What I like about these fish cakes is that they're filling, easy to make and, most importantly, everyone likes them! Added bonus is that you can leave a batch of them uncooked in the fridge and you're done with cooking for a few days - lots of time saved. Yay!
So here's what we need if we are to feed 2-3 persons:
- 5 big tomatoes
- can of tuna
- 3-4 eggs
- 2-3 gloves of garlic
- 1 onion
- about 250 grams of champignon mushrooms
- about 3-4 table spoons of ground oatmeal
- lots of good spices: black pepper, himalayan salt, curry, turmeric, paprika
- ground flaxseeds, oatmeal and nuts for the coating
- clarified butter for frying
As a matter of fact, you don't need to follow the rules strictly.
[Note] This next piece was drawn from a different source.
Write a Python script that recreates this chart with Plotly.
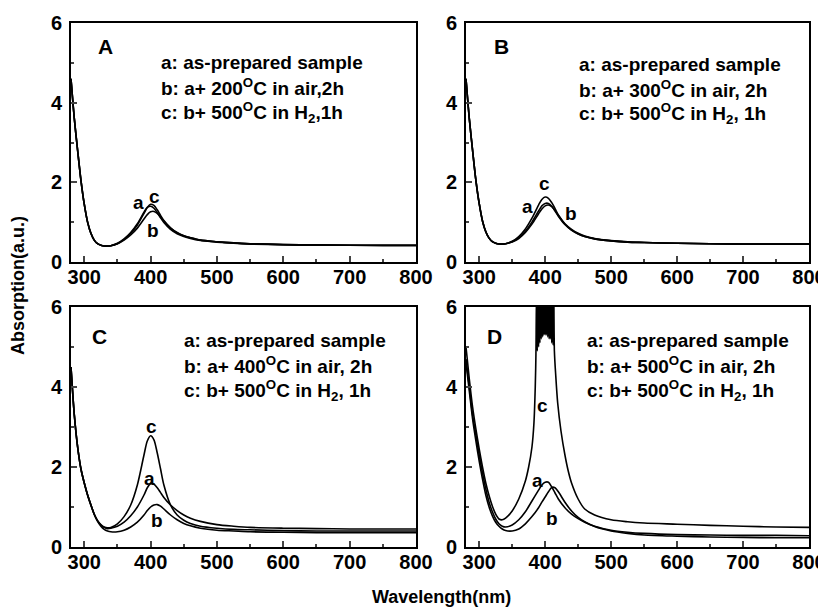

If you're not a big fan of mushrooms, swap them with red pepper or forget them (I've also tried fish cakes with red pepper and liked the mushroom version best). If you prefer salmon, don't bother with tuna, etc.
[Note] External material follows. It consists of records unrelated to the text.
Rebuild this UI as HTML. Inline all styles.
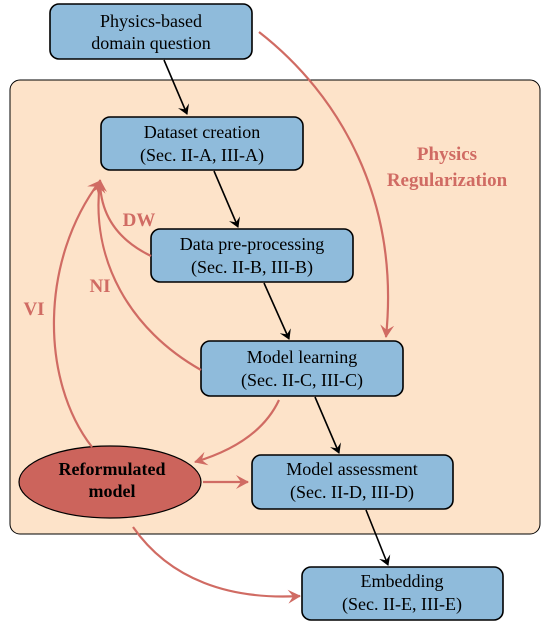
<!DOCTYPE html>
<html><head><meta charset="utf-8"><style>
html,body{margin:0;padding:0;background:#fff;}
svg{display:block;}
text{font-family:"Liberation Serif","Times New Roman",serif;font-size:18px;fill:#000;}
.r{fill:#d06b63;font-weight:bold;font-size:19px;}
</style></head><body>
<svg width="546" height="626" viewBox="0 0 546 626" xmlns="http://www.w3.org/2000/svg">
<defs>
<marker id="ab" markerWidth="12" markerHeight="12" refX="9" refY="6" orient="auto" markerUnits="userSpaceOnUse"><path d="M0,0 L10,6 L0,12 L4,6 Z" fill="#000"/></marker>
<marker id="ar" markerWidth="16" markerHeight="14" refX="12" refY="7" orient="auto" markerUnits="userSpaceOnUse"><path d="M0,0 L13,7 L0,14 L5,7 Z" fill="#d06b63"/></marker>
</defs>
<rect x="10" y="80" width="530" height="454" rx="10" fill="#fde3c9" stroke="#000" stroke-width="1"/>
<g fill="#8fbbdb" stroke="#000" stroke-width="1.6">
<rect x="50" y="4" width="202" height="55" rx="9"/>
<rect x="101" y="117" width="202" height="53" rx="9"/>
<rect x="151" y="229" width="202" height="53" rx="9"/>
<rect x="201" y="341" width="202" height="55" rx="9"/>
<rect x="252" y="455" width="201" height="54" rx="9"/>
<rect x="302" y="567" width="201" height="53" rx="9"/>
</g>
<ellipse cx="110" cy="482" rx="91" ry="36" fill="#cc645c" stroke="#000" stroke-width="1.2"/>
<g stroke="#000" stroke-width="1.6" fill="none" marker-end="url(#ab)">
<path d="M164,60 L187,114"/>
<path d="M214,171 L238,227"/>
<path d="M264,283 L289,339"/>
<path d="M315,397 L339,453"/>
<path d="M366,510 L388,565"/>
</g>
<g stroke="#d06b63" stroke-width="2.2" fill="none" marker-end="url(#ar)">
<path d="M259,32 C340,95 400,200 386,337"/>
<path d="M151,256 C118,240 100,215 100,180"/>
<path d="M201,370 C130,330 90,260 100,181"/>
<path d="M92,447 C40,380 40,260 100,181"/>
<path d="M279,400 C265,430 235,450 195,462"/>
<path d="M203,482 L248,482"/>
<path d="M133,527 C170,580 230,600 300,596"/>
</g>
<g text-anchor="middle">
<text x="151" y="27">Physics-based</text>
<text x="151" y="49">domain question</text>
<text x="202" y="138">Dataset creation</text>
<text x="202" y="161">(Sec. II-A, III-A)</text>
<text x="252" y="250">Data pre-processing</text>
<text x="252" y="273">(Sec. II-B, III-B)</text>
<text x="302" y="363">Model learning</text>
<text x="302" y="386">(Sec. II-C, III-C)</text>
<text x="352" y="475">Model assessment</text>
<text x="352" y="498">(Sec. II-D, III-D)</text>
<text x="402" y="587">Embedding</text>
<text x="402" y="610">(Sec. II-E, III-E)</text>
<text x="112" y="475" style="font-weight:bold">Reformulated</text>
<text x="112" y="497" style="font-weight:bold">model</text>
<text x="447" y="160" class="r">Physics</text>
<text x="447" y="186" class="r">Regularization</text>
<text x="139" y="226" class="r">DW</text>
<text x="100" y="292" class="r">NI</text>
<text x="34" y="315" class="r">VI</text>
</g>
</svg>
</body></html>
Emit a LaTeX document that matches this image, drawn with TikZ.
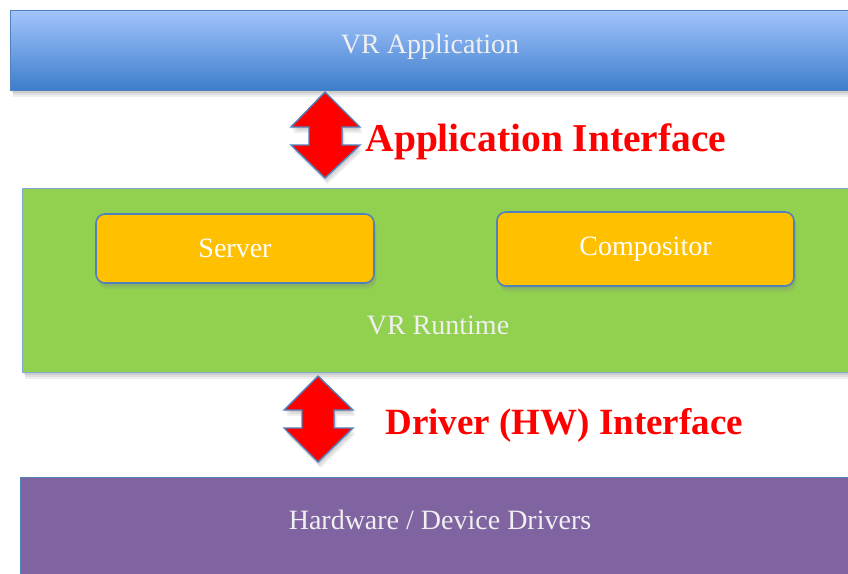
\documentclass[tikz,border=0pt]{standalone}
\usepackage{fontspec}
\setmainfont{Liberation Serif}
\usetikzlibrary{shadows}
\definecolor{appTop}{HTML}{A2C4FB}
\definecolor{appBot}{HTML}{3D7DCC}
\definecolor{edgeBlue}{HTML}{4F81BD}
\definecolor{runGreen}{HTML}{92D050}
\definecolor{compOrange}{HTML}{FFC000}
\definecolor{hwPurple}{HTML}{8064A2}
\tikzset{
  softshadow/.style={
    drop shadow={opacity=0.12, shadow xshift=2.5pt, shadow yshift=-6pt},
    drop shadow={opacity=0.15, shadow xshift=2pt, shadow yshift=-4pt},
    drop shadow={opacity=0.18, shadow xshift=1pt, shadow yshift=-2pt}},
  layer/.style={draw=edgeBlue, line width=1.2pt, anchor=north west, inner sep=0pt, softshadow},
  module/.style={draw=edgeBlue, line width=1.6pt, rounded corners=9pt, fill=compOrange,
    softshadow, font=\fontsize{28}{30}\selectfont, text=white},
  boxtext/.style={font=\fontsize{28}{30}\selectfont, text=white!94!black},
  dblarrow/.style={fill=red, draw=edgeBlue, line width=1.4pt, line join=miter, softshadow},
  iflabel/.style={font=\fontsize{38}{40}\selectfont\bfseries, text=red, anchor=west}
}
\begin{document}
\begin{tikzpicture}[x=1pt, y=-1pt]
\useasboundingbox (0,0) rectangle (848,573);
\clip (0,0) rectangle (848,573);
\fill[white] (0,0) rectangle (848,573);

% layers
\node[layer, top color=appTop, bottom color=appBot, minimum width=860pt, minimum height=80pt] (app) at (10,10) {};
\node[boxtext] (apptext) at (430,47) {VR Application};

\node[layer, fill=runGreen, draw=edgeBlue!70, line width=1pt, minimum width=850pt, minimum height=184pt] (runtime) at (22,188) {};
\node[boxtext] (runtext) at (438,325) {VR Runtime};

\node[module, minimum width=278pt, minimum height=69pt] (server) at (235,248.5) {Server};
\node[module, minimum width=297pt, minimum height=74pt] (comp) at (645.5,249) {Compositor};

\node[layer, fill=hwPurple, draw=edgeBlue, line width=1pt, minimum width=860pt, minimum height=110pt] (hw) at (20,477) {};
\node[boxtext] (hwtext) at (440,520) {Hardware / Device Drivers};

% interface arrows
\draw[dblarrow] (325,92) -- (360,127) -- (342,127) -- (342,145) -- (360,145) -- (325,178)
  -- (291,145) -- (309,145) -- (309,127) -- (291,127) -- cycle;
\node[iflabel, font=\fontsize{39.5}{42}\selectfont\bfseries] (appif) at (362,142) {Application Interface};

\draw[dblarrow] (318,376) -- (353,410) -- (334,410) -- (334,428) -- (353,428) -- (318,462)
  -- (284,428) -- (302,428) -- (302,410) -- (284,410) -- cycle;
\node[iflabel, font=\fontsize{37}{40}\selectfont\bfseries] (drvif) at (382,425) {Driver (HW) Interface};
\end{tikzpicture}
\end{document}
1. Boil the potatoes. I always add turmeric so they get nice and yellow. You can also use leftover mash from the day before.
2. While the potatoes are boiling, chop the onion, mushrooms and garlic and fry them.
3. Mash the potatoes.
4. Add all the other ingredients: tuna, fried onion, mushrooms and garlic, spices, eggs and ground oatmeal. Mix them all with the potato mash. Some people like extra large chunks of tuna in their fishcakes. I prefer rather smooth pulp.
5. Form the cakes.
6. Dip them into beaten eggs, then into the mixture of ground flaxseeds, oatmeal and nuts.
7. Fry the fishcakes on both side into nice brown colour. It's always check if the clarified butter is hot enough - if it's cold, your fishcakes will absorb much more fat than you would like them to.
You may think - what a weird coating. Well, yes, the coating is rather extraordinary - I try to avoid flour and I don't see any reason why I should cover fishcakes in this tasteless white powder. Eggs and seeds are more than enough.
And yes, breadcrumbs are boring.
I like fishcakes so much that I don't need any sauce or side dish - I gobble them down in a blink of an eye However, if you feel you need something moist to accompany your fishcakes, then prepare tartare-style sauce - mayo, minced onion, a bit of pickle relish, salt and pepper and voilà, you're done!